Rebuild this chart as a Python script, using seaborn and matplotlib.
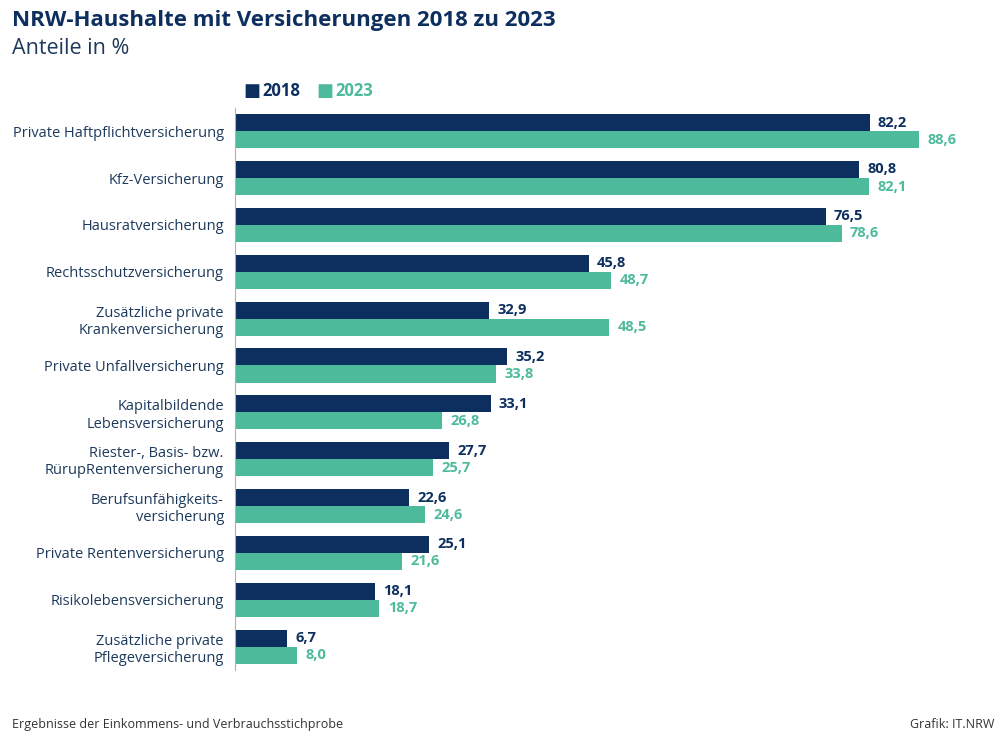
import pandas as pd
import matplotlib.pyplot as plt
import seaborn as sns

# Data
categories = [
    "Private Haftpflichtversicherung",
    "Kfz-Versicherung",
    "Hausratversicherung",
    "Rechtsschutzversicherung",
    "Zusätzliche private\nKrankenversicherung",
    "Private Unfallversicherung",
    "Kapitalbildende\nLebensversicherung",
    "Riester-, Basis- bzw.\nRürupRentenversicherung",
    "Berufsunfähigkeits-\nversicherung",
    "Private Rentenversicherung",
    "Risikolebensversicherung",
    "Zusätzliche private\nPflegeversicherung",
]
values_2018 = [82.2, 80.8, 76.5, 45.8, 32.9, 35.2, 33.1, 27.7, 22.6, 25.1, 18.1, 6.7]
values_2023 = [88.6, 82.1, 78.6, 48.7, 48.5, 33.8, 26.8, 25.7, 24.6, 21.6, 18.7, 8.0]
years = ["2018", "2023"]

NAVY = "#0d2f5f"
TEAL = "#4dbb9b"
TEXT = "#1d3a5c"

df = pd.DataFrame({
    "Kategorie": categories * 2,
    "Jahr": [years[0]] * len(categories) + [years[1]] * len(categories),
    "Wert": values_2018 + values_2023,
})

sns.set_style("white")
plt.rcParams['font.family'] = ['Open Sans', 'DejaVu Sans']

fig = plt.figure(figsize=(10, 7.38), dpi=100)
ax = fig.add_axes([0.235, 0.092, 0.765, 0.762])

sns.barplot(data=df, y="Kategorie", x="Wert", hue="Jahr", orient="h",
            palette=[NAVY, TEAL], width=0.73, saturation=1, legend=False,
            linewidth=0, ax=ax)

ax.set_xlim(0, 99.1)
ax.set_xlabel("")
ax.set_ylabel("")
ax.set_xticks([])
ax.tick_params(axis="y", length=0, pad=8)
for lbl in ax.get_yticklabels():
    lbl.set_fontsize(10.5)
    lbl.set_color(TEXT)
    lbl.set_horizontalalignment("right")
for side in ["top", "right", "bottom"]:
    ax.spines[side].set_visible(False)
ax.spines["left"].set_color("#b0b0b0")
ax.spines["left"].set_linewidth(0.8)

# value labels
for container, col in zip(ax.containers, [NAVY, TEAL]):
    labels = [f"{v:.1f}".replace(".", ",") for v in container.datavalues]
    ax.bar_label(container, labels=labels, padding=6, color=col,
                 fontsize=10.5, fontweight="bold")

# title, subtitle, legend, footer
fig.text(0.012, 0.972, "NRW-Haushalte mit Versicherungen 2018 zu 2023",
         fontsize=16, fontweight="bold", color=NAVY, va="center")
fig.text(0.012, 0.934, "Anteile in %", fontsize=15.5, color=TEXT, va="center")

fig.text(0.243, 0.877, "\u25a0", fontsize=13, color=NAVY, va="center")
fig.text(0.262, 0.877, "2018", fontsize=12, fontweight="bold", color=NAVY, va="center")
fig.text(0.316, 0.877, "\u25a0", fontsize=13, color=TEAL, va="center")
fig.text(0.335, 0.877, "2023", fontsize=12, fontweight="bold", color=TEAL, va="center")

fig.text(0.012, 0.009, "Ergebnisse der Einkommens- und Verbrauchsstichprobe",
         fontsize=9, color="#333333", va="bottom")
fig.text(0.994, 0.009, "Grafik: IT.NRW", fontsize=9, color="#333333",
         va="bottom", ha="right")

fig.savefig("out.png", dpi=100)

####

_Direction_. Reproduce every line of the listing above in which the string "chart" appears.

_Solved exercise_.
Rebuild this chart as a Python script, using seaborn and matplotlib.

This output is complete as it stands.